Giles Wilson, features editor for BBC News, once said: “It’s very hard to give a clear definition of what works and what doesn’t.” But a good starting point was to look for a “character or situation that is in flux”. Not to mention, it is vital to decide how much effort you would be putting in your storytelling endeavour given that the possibilities for it are limitless – and thus it is easy to drift from your original intent.
“You need to arm yourself with all the facts about what’s the right thing for your own site’s audience,” he said. “And my hunch is that those you target aren’t always the ones driving sales.”
More importantly, however, he stressed the need for the right team. For example, Apple’s storytelling excellence could be chalked down to Jobs, but it wouldn’t still be at the top of Aesop’s ranking if the current team didn’t know what they were doing. Everyone should know the values of the firm well enough to spin a story whenever it comes down to it. In a sense, your staff aren’t just brand ambassadors – they’re all storytellers.
(4) Facebook – Create a personal brand
The social media platform taps into a growing trend: associating with positive emotions. It’s also one of the reasons why Coca-Cola does so well – “happiness” is at the core of everything it does. But you’ll only be deemed an emotional brand if you go out of your way to make bold moves – founder Mark Zuckerberg specialises in this, having recently announced his intent to create a version of Iron Man’s digital assistant, Jarvis. He’s skilled at connecting with a wide range of people and balances openness, informality with structure and ambition.

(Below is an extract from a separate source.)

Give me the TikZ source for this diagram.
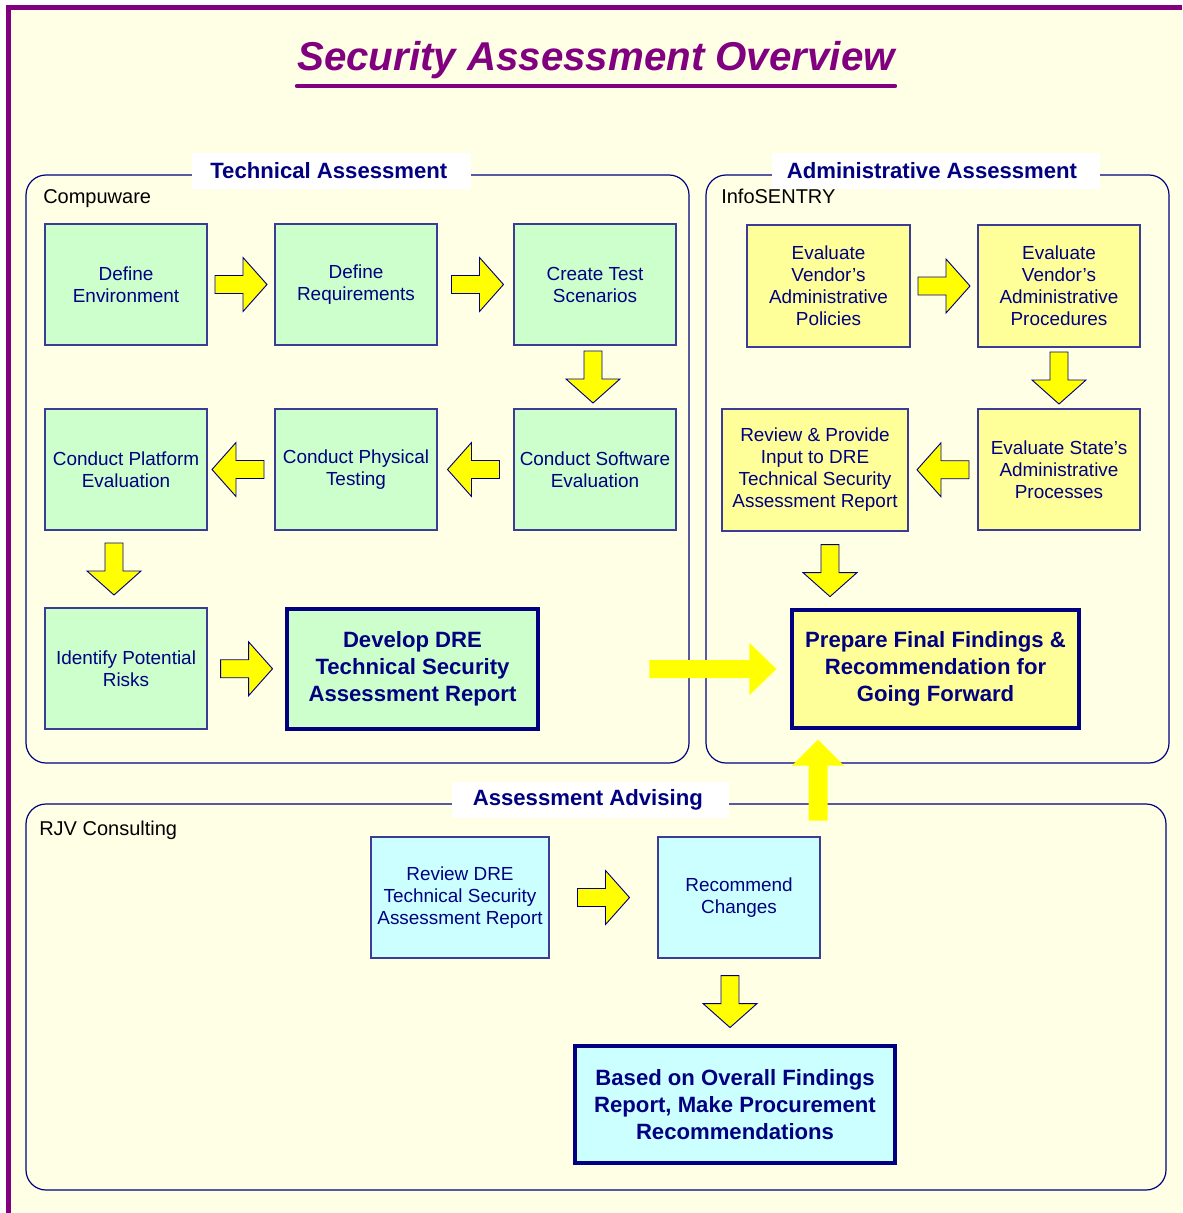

It highlights how personal he’s made the brand. He uses the platform frequently, from letting users know what his goals in life are to responding to posts, telling traditional grandmothers to think bigger for their grandchildren. Not all entrepreneurs are that bold. Jon Colgan, who suggested he had been compared to Zuckerberg unveiled this quote from David Ogden in terms of boldness.
“Trying to build a business valued in the billions is not for everyone. The chances of success are basically zero, so you have to be pretty crazy to try it. And ideas that can change the world almost always seem ludicrous in the beginning, so that’s another reason for people to think you’re crazy.

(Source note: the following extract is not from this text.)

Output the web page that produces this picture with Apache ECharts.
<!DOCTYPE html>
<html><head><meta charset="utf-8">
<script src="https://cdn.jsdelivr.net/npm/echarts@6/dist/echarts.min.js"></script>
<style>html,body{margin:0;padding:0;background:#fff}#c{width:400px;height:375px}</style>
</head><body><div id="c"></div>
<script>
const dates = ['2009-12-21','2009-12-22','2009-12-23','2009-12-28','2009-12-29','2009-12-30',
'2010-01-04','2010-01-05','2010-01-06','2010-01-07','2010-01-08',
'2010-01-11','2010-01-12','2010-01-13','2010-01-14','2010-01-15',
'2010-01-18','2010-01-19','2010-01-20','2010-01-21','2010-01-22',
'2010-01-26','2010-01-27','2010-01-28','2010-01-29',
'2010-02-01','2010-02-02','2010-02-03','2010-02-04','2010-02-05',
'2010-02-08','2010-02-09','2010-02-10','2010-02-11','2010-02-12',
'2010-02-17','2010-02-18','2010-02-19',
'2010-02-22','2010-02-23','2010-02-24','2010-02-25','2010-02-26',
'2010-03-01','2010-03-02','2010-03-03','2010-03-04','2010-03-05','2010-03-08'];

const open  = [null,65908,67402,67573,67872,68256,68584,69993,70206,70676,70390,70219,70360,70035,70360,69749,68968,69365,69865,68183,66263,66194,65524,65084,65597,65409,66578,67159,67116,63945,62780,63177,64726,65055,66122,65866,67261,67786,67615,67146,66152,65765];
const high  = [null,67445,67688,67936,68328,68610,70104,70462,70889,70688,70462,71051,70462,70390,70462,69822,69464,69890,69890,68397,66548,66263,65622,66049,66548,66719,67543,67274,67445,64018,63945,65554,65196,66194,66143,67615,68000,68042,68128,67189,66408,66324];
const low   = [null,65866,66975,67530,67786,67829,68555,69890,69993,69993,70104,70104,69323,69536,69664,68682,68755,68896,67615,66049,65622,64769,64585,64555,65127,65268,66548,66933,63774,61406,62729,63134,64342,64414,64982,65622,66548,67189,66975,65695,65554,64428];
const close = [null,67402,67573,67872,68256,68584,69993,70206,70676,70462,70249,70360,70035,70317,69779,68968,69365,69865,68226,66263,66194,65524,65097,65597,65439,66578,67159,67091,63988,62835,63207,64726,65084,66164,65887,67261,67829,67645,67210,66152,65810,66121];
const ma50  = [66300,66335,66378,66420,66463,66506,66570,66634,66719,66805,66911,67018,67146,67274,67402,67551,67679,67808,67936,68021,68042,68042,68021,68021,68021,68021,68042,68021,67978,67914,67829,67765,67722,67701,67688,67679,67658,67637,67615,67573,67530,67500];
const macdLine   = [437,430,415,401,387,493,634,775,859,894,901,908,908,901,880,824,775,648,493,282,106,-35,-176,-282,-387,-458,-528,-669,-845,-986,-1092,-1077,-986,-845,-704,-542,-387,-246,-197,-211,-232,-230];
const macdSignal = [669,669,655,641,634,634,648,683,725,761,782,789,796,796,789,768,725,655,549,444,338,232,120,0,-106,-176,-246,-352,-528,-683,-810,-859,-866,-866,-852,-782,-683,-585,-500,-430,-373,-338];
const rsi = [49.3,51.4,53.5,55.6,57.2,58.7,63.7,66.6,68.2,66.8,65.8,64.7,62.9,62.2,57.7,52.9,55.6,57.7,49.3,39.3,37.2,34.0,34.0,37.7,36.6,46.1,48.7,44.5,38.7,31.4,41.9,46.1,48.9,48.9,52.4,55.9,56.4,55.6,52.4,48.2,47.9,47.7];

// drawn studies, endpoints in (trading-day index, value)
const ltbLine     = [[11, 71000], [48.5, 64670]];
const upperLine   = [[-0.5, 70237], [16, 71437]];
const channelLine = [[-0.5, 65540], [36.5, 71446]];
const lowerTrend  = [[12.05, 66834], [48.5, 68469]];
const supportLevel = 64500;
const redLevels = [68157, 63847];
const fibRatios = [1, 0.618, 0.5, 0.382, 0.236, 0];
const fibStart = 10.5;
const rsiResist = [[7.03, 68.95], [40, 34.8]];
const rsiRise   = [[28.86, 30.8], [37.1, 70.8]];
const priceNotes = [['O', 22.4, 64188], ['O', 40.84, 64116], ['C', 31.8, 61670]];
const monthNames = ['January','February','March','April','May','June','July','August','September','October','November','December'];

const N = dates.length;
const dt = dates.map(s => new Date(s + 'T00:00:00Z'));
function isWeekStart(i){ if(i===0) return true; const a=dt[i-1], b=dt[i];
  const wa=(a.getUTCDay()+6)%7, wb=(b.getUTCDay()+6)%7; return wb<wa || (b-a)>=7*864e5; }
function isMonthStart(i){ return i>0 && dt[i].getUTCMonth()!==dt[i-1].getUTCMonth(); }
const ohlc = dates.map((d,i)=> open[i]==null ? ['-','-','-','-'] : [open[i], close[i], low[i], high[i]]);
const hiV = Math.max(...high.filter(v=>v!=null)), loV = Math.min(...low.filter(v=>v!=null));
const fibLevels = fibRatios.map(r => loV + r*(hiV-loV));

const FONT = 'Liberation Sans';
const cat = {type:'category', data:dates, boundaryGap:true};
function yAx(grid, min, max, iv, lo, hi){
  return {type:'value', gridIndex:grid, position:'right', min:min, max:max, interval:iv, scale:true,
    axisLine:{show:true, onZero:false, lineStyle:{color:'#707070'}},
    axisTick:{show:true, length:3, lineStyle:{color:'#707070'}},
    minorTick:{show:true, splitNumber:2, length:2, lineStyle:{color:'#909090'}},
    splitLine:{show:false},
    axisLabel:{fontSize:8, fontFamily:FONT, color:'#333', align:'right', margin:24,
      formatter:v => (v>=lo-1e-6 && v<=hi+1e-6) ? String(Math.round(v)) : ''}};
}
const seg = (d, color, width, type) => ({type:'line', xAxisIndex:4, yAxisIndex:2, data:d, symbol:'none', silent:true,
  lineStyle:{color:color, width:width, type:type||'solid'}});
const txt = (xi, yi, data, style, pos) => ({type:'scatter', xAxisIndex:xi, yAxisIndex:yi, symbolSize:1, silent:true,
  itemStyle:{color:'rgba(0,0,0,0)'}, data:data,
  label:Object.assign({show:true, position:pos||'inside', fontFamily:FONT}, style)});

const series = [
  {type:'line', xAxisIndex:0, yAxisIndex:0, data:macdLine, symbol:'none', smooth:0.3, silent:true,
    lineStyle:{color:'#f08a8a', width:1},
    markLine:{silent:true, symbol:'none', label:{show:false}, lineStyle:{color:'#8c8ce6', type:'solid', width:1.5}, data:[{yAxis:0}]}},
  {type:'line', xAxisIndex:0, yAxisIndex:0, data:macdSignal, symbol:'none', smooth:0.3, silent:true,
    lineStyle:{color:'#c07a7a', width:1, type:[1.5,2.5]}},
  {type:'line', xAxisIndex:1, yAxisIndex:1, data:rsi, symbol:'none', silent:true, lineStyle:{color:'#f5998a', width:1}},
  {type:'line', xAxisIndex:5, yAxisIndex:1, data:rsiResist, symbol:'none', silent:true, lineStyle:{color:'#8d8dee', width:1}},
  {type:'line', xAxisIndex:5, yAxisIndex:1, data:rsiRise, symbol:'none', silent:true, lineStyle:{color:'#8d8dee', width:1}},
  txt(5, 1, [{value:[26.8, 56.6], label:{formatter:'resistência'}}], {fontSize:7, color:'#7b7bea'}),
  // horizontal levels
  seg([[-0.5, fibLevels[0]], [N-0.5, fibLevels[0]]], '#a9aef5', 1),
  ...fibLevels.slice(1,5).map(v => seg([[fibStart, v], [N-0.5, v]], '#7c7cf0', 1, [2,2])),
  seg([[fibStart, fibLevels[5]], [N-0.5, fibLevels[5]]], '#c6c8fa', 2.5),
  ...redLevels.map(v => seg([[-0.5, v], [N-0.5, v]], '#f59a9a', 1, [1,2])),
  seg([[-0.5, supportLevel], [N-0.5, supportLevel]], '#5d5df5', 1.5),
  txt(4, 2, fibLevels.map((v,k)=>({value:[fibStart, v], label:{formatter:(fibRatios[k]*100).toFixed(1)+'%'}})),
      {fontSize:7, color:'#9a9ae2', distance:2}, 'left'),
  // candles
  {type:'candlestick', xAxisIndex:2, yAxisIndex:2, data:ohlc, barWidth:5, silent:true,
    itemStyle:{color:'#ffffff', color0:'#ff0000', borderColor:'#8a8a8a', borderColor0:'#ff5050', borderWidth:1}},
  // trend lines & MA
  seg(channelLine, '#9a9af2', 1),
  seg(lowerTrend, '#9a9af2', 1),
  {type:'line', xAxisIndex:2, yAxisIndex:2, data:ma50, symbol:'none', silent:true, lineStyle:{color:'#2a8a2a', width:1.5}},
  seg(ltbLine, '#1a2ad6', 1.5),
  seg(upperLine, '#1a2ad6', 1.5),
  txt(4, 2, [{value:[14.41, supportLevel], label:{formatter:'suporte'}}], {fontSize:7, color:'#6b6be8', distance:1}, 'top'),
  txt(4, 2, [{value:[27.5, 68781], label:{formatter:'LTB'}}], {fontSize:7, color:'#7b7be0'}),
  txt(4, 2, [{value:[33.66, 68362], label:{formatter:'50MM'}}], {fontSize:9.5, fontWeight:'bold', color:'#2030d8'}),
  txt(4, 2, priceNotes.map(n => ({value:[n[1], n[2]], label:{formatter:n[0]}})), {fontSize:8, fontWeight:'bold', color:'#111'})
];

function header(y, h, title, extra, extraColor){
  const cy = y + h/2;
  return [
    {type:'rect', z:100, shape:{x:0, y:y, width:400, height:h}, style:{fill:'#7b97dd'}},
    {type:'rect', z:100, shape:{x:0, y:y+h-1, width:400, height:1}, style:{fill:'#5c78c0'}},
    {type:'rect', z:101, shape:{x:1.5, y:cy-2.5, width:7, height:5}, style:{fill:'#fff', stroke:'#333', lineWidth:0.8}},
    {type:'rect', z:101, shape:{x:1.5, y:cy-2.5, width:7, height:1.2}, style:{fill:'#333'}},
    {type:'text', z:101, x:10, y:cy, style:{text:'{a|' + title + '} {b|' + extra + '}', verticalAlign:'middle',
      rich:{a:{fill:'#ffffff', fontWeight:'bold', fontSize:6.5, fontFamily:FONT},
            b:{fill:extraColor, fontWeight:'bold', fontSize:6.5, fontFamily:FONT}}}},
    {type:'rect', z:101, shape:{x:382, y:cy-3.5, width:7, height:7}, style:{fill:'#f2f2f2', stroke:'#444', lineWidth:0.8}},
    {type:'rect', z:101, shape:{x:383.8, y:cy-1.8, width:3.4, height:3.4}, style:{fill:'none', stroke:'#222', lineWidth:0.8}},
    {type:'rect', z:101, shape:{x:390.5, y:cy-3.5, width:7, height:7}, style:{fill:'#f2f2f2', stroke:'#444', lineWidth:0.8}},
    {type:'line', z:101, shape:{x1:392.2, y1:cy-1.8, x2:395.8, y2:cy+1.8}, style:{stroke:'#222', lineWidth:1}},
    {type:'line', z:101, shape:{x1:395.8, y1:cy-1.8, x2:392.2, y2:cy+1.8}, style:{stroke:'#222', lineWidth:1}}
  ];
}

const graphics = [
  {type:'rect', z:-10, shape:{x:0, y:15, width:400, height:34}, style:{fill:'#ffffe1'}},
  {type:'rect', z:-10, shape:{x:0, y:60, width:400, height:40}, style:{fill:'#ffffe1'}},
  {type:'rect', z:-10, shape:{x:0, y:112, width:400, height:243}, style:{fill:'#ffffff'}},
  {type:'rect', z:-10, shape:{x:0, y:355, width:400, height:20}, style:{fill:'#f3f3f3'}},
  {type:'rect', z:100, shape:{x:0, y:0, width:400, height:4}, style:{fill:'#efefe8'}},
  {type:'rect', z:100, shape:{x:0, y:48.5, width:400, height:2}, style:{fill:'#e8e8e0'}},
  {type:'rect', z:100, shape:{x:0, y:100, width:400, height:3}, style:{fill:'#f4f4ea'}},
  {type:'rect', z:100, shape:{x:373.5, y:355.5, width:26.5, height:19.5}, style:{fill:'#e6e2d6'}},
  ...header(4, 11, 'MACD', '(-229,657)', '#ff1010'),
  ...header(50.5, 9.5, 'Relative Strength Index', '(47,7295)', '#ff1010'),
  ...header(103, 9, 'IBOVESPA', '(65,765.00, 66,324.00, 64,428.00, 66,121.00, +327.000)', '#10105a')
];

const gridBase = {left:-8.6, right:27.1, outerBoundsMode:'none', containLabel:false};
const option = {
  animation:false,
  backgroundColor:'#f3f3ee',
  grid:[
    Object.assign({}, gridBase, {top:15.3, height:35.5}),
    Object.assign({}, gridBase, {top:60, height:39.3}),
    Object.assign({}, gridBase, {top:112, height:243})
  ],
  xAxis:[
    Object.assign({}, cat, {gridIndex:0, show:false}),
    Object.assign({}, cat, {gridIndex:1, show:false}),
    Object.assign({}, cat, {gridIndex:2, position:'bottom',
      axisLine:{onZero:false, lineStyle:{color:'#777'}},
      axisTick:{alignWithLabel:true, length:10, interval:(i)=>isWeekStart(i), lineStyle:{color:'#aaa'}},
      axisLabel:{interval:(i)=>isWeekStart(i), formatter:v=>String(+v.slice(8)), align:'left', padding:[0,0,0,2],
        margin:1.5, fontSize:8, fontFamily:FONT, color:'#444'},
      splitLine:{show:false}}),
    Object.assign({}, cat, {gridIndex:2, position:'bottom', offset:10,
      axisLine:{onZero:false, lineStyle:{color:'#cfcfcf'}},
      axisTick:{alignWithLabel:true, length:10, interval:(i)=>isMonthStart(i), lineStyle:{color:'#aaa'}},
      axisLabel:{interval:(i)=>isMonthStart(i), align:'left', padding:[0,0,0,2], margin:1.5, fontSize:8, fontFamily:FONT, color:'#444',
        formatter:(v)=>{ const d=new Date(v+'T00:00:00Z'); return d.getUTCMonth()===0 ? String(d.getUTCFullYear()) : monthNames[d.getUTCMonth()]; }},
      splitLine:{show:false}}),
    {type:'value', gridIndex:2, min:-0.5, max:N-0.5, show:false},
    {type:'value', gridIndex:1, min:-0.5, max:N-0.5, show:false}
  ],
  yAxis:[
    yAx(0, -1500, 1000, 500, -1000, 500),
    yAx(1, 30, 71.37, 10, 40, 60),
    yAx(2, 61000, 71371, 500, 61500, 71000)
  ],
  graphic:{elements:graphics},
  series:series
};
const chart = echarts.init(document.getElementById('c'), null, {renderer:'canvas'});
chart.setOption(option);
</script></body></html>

“To make it happen, you have to have courage. I love the story of 22 year old Mark Zuckerberg turning down Yahoo!’s $1bn offer to acquire Facebook. Fellow board member, Peter Thiel, recalled: ‘Zuckerberg started the meeting like, ‘This is kind of a formality, just a quick board meeting, it shouldn’t take more than ten minutes. We’re obviously not going to sell here’.”
Meanwhile, have you heard the quote, “the best brands are built on great stories”? If not, it bears repeating because it’s a true and valuable lesson for businesses.